Remain faithful to your partners to prevent AIDS – Dr Bampoh

People living with HIV and AIDS have been advised to remain faithful to their partners to prevent the spread of the disease.

Dr Patrick Bampoh, Northern Regional HIV/AIDS Coordinator, who gave the advice, said some people after testing and being confirmed positive rather callously move on to engage in promiscuity with the sole aim to infecting others thereby contributing to the spread of the disease.

Dr Bampoh said the issue of HIV/AIDS was no longer a health concern only but also an economic one as it had dire consequences on the country’s resources in terms of appropriations to fight it.

He was speaking at a ceremony marking this year’s Northern Regional Celebration of the World AIDS Day held at the Karaga L/A School in the Karaga District of the Region on Thursday.

It brought together chiefs and people as well as basic and second-cycle students in the District, some of whom were carrying placards with the inscription: “We Are All Vulnerable to HIV/AIDS”, “Respect People Living with HIV/AIDS” whiles others performed drama to mark the day.

World AIDS Day, marked globally on December one, every year, is a day set aside to highlight and create opportunity for people worldwide to unite in the fight against the pandemic..

This year’s celebration is on the theme: “Zero Infection, Zero Discrimination and Zero AIDS Related Deaths.”

Dr Bampoh said even though the Region was the least in terms of the prevalence rate of HIV/AIDS a lot needed to be done to reduce the infection rate.

He said: “The 2010 HIV prevalence rate for the Region was 0.7 per cent and 2.0 per cent nationally and this makes the Region the least in the whole of the country.”

He, therefore, encouraged all to submit to voluntary testing and counseling to know their status to inform their lifestyles.

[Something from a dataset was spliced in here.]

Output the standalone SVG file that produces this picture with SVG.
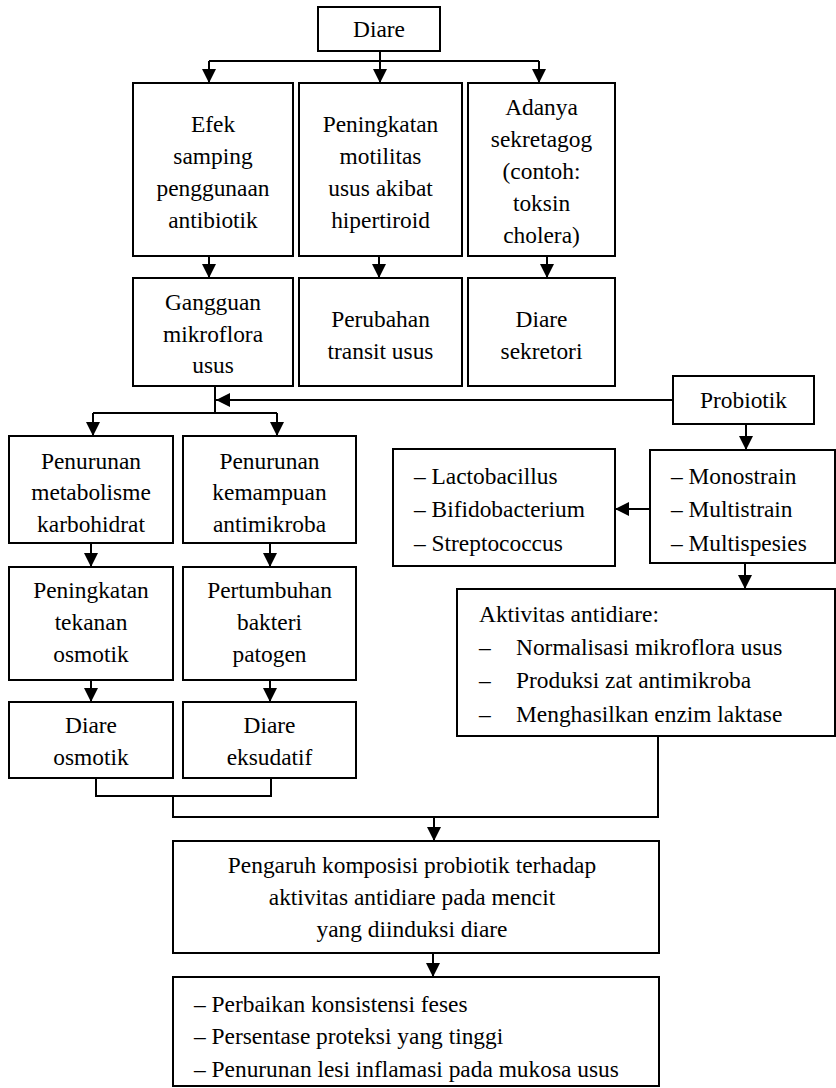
<svg xmlns="http://www.w3.org/2000/svg" width="836" height="1088" viewBox="0 0 836 1088">
<style>
.box{fill:#fff;stroke:#000;stroke-width:2}
.ln{fill:none;stroke:#000;stroke-width:2}
.ar{fill:none;stroke:#000;stroke-width:2;marker-end:url(#ah)}
text{font-family:"Liberation Serif","Times New Roman",serif;font-size:23.4px;fill:#000}
.c{text-anchor:middle}
</style>
<defs>
<marker id="ah" viewBox="0 0 14 14" markerWidth="14" markerHeight="14" refX="14" refY="7" orient="auto" markerUnits="userSpaceOnUse">
<path d="M0,0 L14,7 L0,14 z" fill="#000"/>
</marker>
</defs>
<rect width="836" height="1088" fill="#fff"/>
<g id="connectors">
<path class="ln" d="M209,61 H539"/>
<path class="ar" d="M380,51 V83"/>
<path class="ar" d="M209,61 V83"/>
<path class="ar" d="M539,61 V83"/>
<path class="ar" d="M209,256 V278"/>
<path class="ar" d="M379,256 V278"/>
<path class="ar" d="M547,256 V278"/>
<path class="ln" d="M215,386 V413"/>
<path class="ar" d="M673,400 H216"/>
<path class="ln" d="M93,413 H277"/>
<path class="ar" d="M93,413 V436"/>
<path class="ar" d="M277,413 V436"/>
<path class="ar" d="M91,543 V567"/>
<path class="ar" d="M270,543 V567"/>
<path class="ar" d="M91,680 V702"/>
<path class="ar" d="M270,680 V702"/>
<path class="ar" d="M746,424 V450"/>
<path class="ar" d="M650,509 H615"/>
<path class="ar" d="M745,563 V589"/>
<path class="ln" d="M96,778 V796 H271 V778"/>
<path class="ln" d="M173,796 V817 H658 V736"/>
<path class="ar" d="M434,817 V841"/>
<path class="ar" d="M433,953 V977"/>
</g>
<g id="n-diare"><rect class="box" x="318" y="7" width="122" height="44"/><text class="c" x="379" y="37">Diare</text></g>
<g id="n-efek"><rect class="box" x="133" y="83" width="160" height="173"/>
<text class="c" x="213" y="132">Efek</text><text class="c" x="213" y="164">samping</text><text class="c" x="213" y="196">penggunaan</text><text class="c" x="213" y="228">antibiotik</text></g>
<g id="n-motilitas"><rect class="box" x="299" y="83" width="163" height="173"/>
<text class="c" x="380.5" y="132">Peningkatan</text><text class="c" x="380.5" y="164">motilitas</text><text class="c" x="380.5" y="196">usus akibat</text><text class="c" x="380.5" y="228">hipertiroid</text></g>
<g id="n-sekretagog"><rect class="box" x="468" y="83" width="147" height="173"/>
<text class="c" x="541.5" y="115">Adanya</text><text class="c" x="541.5" y="147">sekretagog</text><text class="c" x="541.5" y="179">(contoh:</text><text class="c" x="541.5" y="211">toksin</text><text class="c" x="541.5" y="243">cholera)</text></g>
<g id="n-gangguan"><rect class="box" x="133" y="278" width="160" height="108"/>
<text class="c" x="213" y="310">Gangguan</text><text class="c" x="213" y="342">mikroflora</text><text class="c" x="213" y="373">usus</text></g>
<g id="n-transit"><rect class="box" x="299" y="278" width="163" height="108"/>
<text class="c" x="380.5" y="327">Perubahan</text><text class="c" x="380.5" y="359">transit usus</text></g>
<g id="n-sekretori"><rect class="box" x="468" y="278" width="147" height="108"/>
<text class="c" x="541.5" y="327">Diare</text><text class="c" x="541.5" y="359">sekretori</text></g>
<g id="n-probiotik"><rect class="box" x="673" y="376" width="141" height="48"/><text class="c" x="743.5" y="408">Probiotik</text></g>
<g id="n-metabolisme"><rect class="box" x="9" y="436" width="164" height="107"/>
<text class="c" x="91" y="469">Penurunan</text><text class="c" x="91" y="500">metabolisme</text><text class="c" x="91" y="532">karbohidrat</text></g>
<g id="n-kemampuan"><rect class="box" x="183" y="436" width="173" height="107"/>
<text class="c" x="269.5" y="469">Penurunan</text><text class="c" x="269.5" y="500">kemampuan</text><text class="c" x="269.5" y="532">antimikroba</text></g>
<g id="n-genus"><rect class="box" x="393" y="449" width="222" height="117"/>
<text x="414" y="484">– Lactobacillus</text><text x="414" y="517">– Bifidobacterium</text><text x="414" y="551">– Streptococcus</text></g>
<g id="n-strain"><rect class="box" x="650" y="450" width="185" height="113"/>
<text x="671" y="484">– Monostrain</text><text x="671" y="517">– Multistrain</text><text x="671" y="551">– Multispesies</text></g>
<g id="n-tekanan"><rect class="box" x="9" y="567" width="164" height="113"/>
<text class="c" x="91" y="598">Peningkatan</text><text class="c" x="91" y="630">tekanan</text><text class="c" x="91" y="662">osmotik</text></g>
<g id="n-pertumbuhan"><rect class="box" x="183" y="567" width="173" height="113"/>
<text class="c" x="269.5" y="598">Pertumbuhan</text><text class="c" x="269.5" y="630">bakteri</text><text class="c" x="269.5" y="662">patogen</text></g>
<g id="n-aktivitas"><rect class="box" x="457" y="589" width="378" height="147"/>
<text x="479" y="622">Aktivitas antidiare:</text>
<text x="479" y="655">–</text><text x="516" y="655">Normalisasi mikroflora usus</text>
<text x="479" y="688">–</text><text x="516" y="688">Produksi zat antimikroba</text>
<text x="479" y="722">–</text><text x="516" y="722">Menghasilkan enzim laktase</text></g>
<g id="n-osmotik"><rect class="box" x="9" y="702" width="164" height="76"/>
<text class="c" x="91" y="733">Diare</text><text class="c" x="91" y="765">osmotik</text></g>
<g id="n-eksudatif"><rect class="box" x="183" y="702" width="173" height="76"/>
<text class="c" x="269.5" y="733">Diare</text><text class="c" x="269.5" y="765">eksudatif</text></g>
<g id="n-pengaruh"><rect class="box" x="173" y="841" width="486" height="112"/>
<text class="c" x="412" y="873">Pengaruh komposisi probiotik terhadap</text>
<text class="c" x="412" y="905">aktivitas antidiare pada mencit</text>
<text class="c" x="412" y="937">yang diinduksi diare</text></g>
<g id="n-hasil"><rect class="box" x="173" y="977" width="486" height="109"/>
<text x="194" y="1012">– Perbaikan konsistensi feses</text>
<text x="194" y="1044">– Persentase proteksi yang tinggi</text>
<text x="194" y="1077">– Penurunan lesi inflamasi pada mukosa usus</text></g>
</svg>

Mr San Nasamu Asabigi, Deputy Northern Regional Minister, announced that the Ghana AIDS Commission in collaboration with key partners and stakeholders had developed a new National Strategic Plan on HIV/AIDS for 2011 to 2015 with the aim to direct the implementation of the National HIV and AIDS Response over the period.

Mr Asabigi said the first envisaged impact of the plan was to reduce new infections by 50 per cent by the year 2015.

He identified stigma and discrimination towards people living with the disease as the single most important threat to the global effort at winning the battle against the spread of the disease.

He, therefore, underscored the need for partners to work to stem the tide to enable the country win the battle against the disease.